In accepting the position, Acosta said, “After 16 years at North Park University, I am honored to serve my colleagues and my students in this capacity, leading the way to a campus that lives its values of equity and justice, built upon a rich immigrant heritage and a foundational Christian tradition.”

“I can think of no one better situated to serve as the inaugural University dean than Liza Ann,” said Emerson. “She embodies everything this important position requires. We need imaginative strategies to continue diversifying our faculty, and we need careful, focused attention on faculty development and mentoring. To become the university we strive to be, elevating the centrality and care of our faculty is essential.”

Gregor Thuswaldner named dean of the College of Arts and Sciences

thuswaldnerThuswaldner will serve as both dean and professor of humanities. A native of Austria, he has served as professor of German and linguistics at Gordon College since 2003. In his six years as department chair, he greatly diversified the department faculty, created highly successful major and minor programs, and substantially grew the number of linguistics majors.

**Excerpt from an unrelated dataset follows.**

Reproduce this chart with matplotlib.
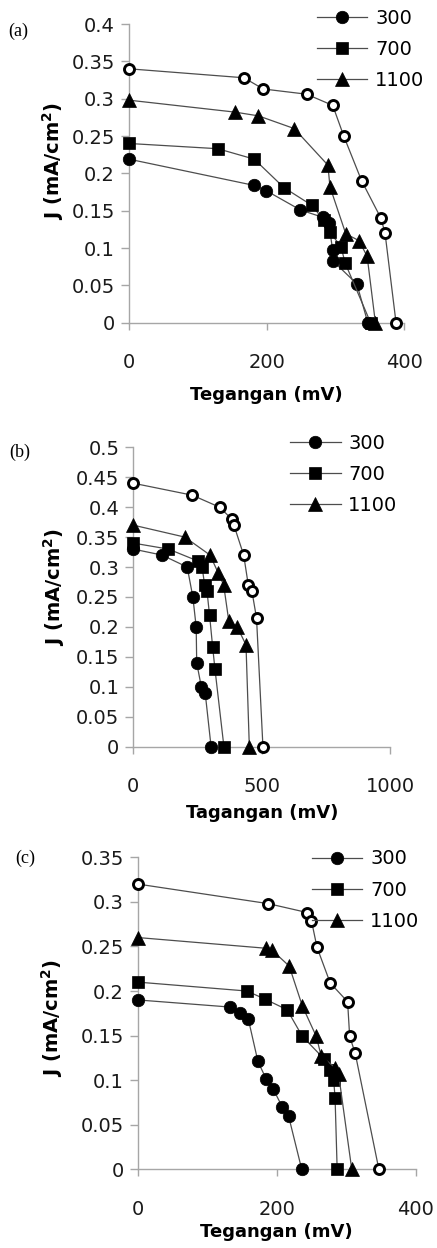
import matplotlib
matplotlib.use("Agg")
import matplotlib.pyplot as plt
from matplotlib.ticker import MultipleLocator, FuncFormatter, FixedLocator

# ---------------- data ----------------
legend_labels = ["300", "700", "1100"]

# panel (a)
a_v300 = [0, 181, 199, 249, 282, 290, 296, 296, 331, 347]
a_j300 = [0.219, 0.184, 0.177, 0.151, 0.141, 0.134, 0.097, 0.083, 0.052, 0]
a_v700 = [0, 129, 182, 225, 266, 283, 292, 308, 314, 351]
a_j700 = [0.240, 0.233, 0.219, 0.181, 0.157, 0.137, 0.121, 0.102, 0.080, 0]
a_v1100 = [0, 154, 188, 240, 289, 292, 315, 334, 346, 358]
a_j1100 = [0.298, 0.282, 0.277, 0.260, 0.211, 0.182, 0.119, 0.110, 0.089, 0]
a_vopen = [0, 167, 195, 258, 296, 312, 338, 366, 372, 388]
a_jopen = [0.340, 0.328, 0.313, 0.306, 0.291, 0.250, 0.190, 0.140, 0.120, 0]

# panel (b)
b_v300 = [0, 112, 210, 232, 245, 247, 265, 280, 303]
b_j300 = [0.33, 0.32, 0.30, 0.25, 0.20, 0.14, 0.10, 0.09, 0]
b_v700 = [0, 137, 252, 268, 278, 287, 297, 309, 318, 353]
b_j700 = [0.34, 0.33, 0.31, 0.30, 0.27, 0.26, 0.22, 0.167, 0.13, 0]
b_v1100 = [0, 201, 299, 331, 352, 372, 405, 439, 452]
b_j1100 = [0.37, 0.35, 0.32, 0.29, 0.27, 0.21, 0.20, 0.17, 0]
b_vopen = [0, 230, 336, 384, 392, 430, 448, 462, 480, 505]
b_jopen = [0.44, 0.42, 0.40, 0.38, 0.37, 0.32, 0.27, 0.26, 0.215, 0]

# panel (c)
c_v300 = [0, 133, 147, 159, 173, 185, 195, 208, 217, 236]
c_j300 = [0.19, 0.182, 0.175, 0.169, 0.121, 0.101, 0.090, 0.070, 0.060, 0]
c_v700 = [0, 157, 183, 215, 237, 268, 277, 282, 284, 287]
c_j700 = [0.21, 0.20, 0.191, 0.179, 0.149, 0.124, 0.111, 0.100, 0.080, 0]
c_v1100 = [0, 184, 193, 218, 237, 257, 264, 284, 289, 308]
c_j1100 = [0.26, 0.248, 0.246, 0.228, 0.183, 0.149, 0.127, 0.114, 0.107, 0]
c_vopen = [0, 188, 244, 250, 258, 277, 302, 305, 313, 347]
c_jopen = [0.32, 0.298, 0.288, 0.279, 0.249, 0.209, 0.188, 0.149, 0.130, 0]

x_ticks_a = [0, 200, 400]
x_ticks_b = [0, 500, 1000]
x_ticks_c = [0, 200, 400]

# ---------------- layout ----------------
W, H = 437, 1248
fig = plt.figure(figsize=(W / 100, H / 100), dpi=100)

LINE = "#4d4d4d"
AXC = "#a6a6a6"

panels = [
    dict(box=(129, 404.3, 24, 322.7), xt=x_ticks_a, ymax=0.4, xlabel="Tegangan (mV)",
         series=[(a_v300, a_j300), (a_v700, a_j700), (a_v1100, a_j1100), (a_vopen, a_jopen)],
         tag="(a)", tagpos=(8, 31), leg=(316.7, 9), xlab=(266.5, 395), ylab=(53.3, 161)),
    dict(box=(133.3, 390, 447.3, 746.7), xt=x_ticks_b, ymax=0.5, xlabel="Tagangan (mV)",
         series=[(b_v300, b_j300), (b_v700, b_j700), (b_v1100, b_j1100), (b_vopen, b_jopen)],
         tag="(b)", tagpos=(9, 452), leg=(290, 434), xlab=(261.7, 813.3), ylab=(54, 586.7)),
    dict(box=(137.7, 415.7, 857.3, 1169.3), xt=x_ticks_c, ymax=0.35, xlabel="Tegangan (mV)",
         series=[(c_v300, c_j300), (c_v700, c_j700), (c_v1100, c_j1100), (c_vopen, c_jopen)],
         tag="(c)", tagpos=(15, 858), leg=(311.7, 849.5), xlab=(276.7, 1231.7), ylab=(52.5, 1018)),
]

styles = [
    dict(marker="o", ms=9.0, mfc="black", mec="black", mew=0.5),
    dict(marker="s", ms=8.5, mfc="black", mec="black", mew=0.5),
    dict(marker="^", ms=9.5, mfc="black", mec="black", mew=0.5),
    dict(marker="o", ms=7.2, mfc="white", mec="black", mew=2.1),
]

fmt = FuncFormatter(lambda v, p: f"{round(v, 3):g}")

for P in panels:
    l, r, t, b = P["box"]
    ax = fig.add_axes([l / W, 1 - b / H, (r - l) / W, (b - t) / H])
    handles = []
    for k, ((vx, jy), st) in enumerate(zip(P["series"], styles)):
        lab = legend_labels[k] if k < 3 else "_nolegend_"
        h, = ax.plot(vx, jy, color=LINE, lw=0.9, clip_on=False, zorder=3, label=lab, **st)
        if k < 3:
            handles.append(h)
    ax.set_xlim(P["xt"][0], P["xt"][-1])
    ax.set_ylim(0, P["ymax"])
    ax.xaxis.set_major_locator(FixedLocator(P["xt"]))
    ax.yaxis.set_major_locator(MultipleLocator(0.05))
    ax.yaxis.set_major_formatter(fmt)
    for s in ("top", "right"):
        ax.spines[s].set_visible(False)
    for s in ("left", "bottom"):
        ax.spines[s].set_color(AXC)
        ax.spines[s].set_linewidth(1.0)
    ax.tick_params(axis="y", direction="out", length=6, width=1, color=AXC, pad=4,
                   labelsize=14, labelcolor="#1a1a1a")
    ax.tick_params(axis="x", direction="out", length=5, width=1, color=AXC, pad=17,
                   labelsize=14, labelcolor="#1a1a1a")

    ax.set_xlabel(P["xlabel"], fontsize=13, fontweight="bold")
    ax.xaxis.label.set_va("center")
    xl = P["xlab"]
    ax.xaxis.set_label_coords((xl[0] - l) / (r - l), (b - xl[1]) / (b - t))

    ax.set_ylabel("J (mA/cm$^\\mathbf{2}$)", fontsize=14, fontweight="bold")
    ax.yaxis.label.set_va("center")
    ax.yaxis.label.set_ha("center")
    yl = P["ylab"]
    ax.yaxis.set_label_coords((yl[0] - l) / (r - l), (b - yl[1]) / (b - t))

    lx, ly = P["leg"]
    ax.legend(handles, legend_labels, loc="upper left", bbox_to_anchor=(lx / W, 1 - ly / H),
              bbox_transform=fig.transFigure, frameon=False, fontsize=14, handlelength=2.6,
              handletextpad=0.4, labelspacing=0.62, borderpad=0, borderaxespad=0, numpoints=1)

    tx, ty = P["tagpos"]
    fig.text(tx / W, 1 - ty / H, P["tag"], fontsize=13, family="Liberation Serif",
             ha="left", va="center")

fig.savefig("out.png", dpi=100)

So successful is Thuswaldner’s department that College Factual, in conjunction with the Wall Street Journal and USA Today, now rank Gordon as one of the nation’s colleges “Most Focused on Languages and Linguistics.” He is also the cofounder and academic director of the Salzburg Institute of Religion, Culture, and the Arts, a flourishing Christian liberal arts summer study abroad program. He has served most recently as interim director of the Center for Faith and Inquiry at Gordon.

The new dean has a strong background in faith-based and intercultural higher education administration, and a track record of fundraising and obtaining research grants. He is a prolific scholar—he has published six books, numerous journal articles and book chapters, and translated two books from German to English—and an award-winning teacher. After just three years at Gordon, he received the college’s Distinguished Faculty Award.

“I am absolutely thrilled to connect with the Chicago community and join North Park University,” Thuswaldner said. “North Park’s three core values—Christian, urban, intercultural—deeply resonate with me, and as a fellow Covenanter, I am very impressed with the University’s heritage and trajectory. I look forward to collaborating with the faculty on a number of projects in order to heighten the visibility of the College of Arts and Sciences.”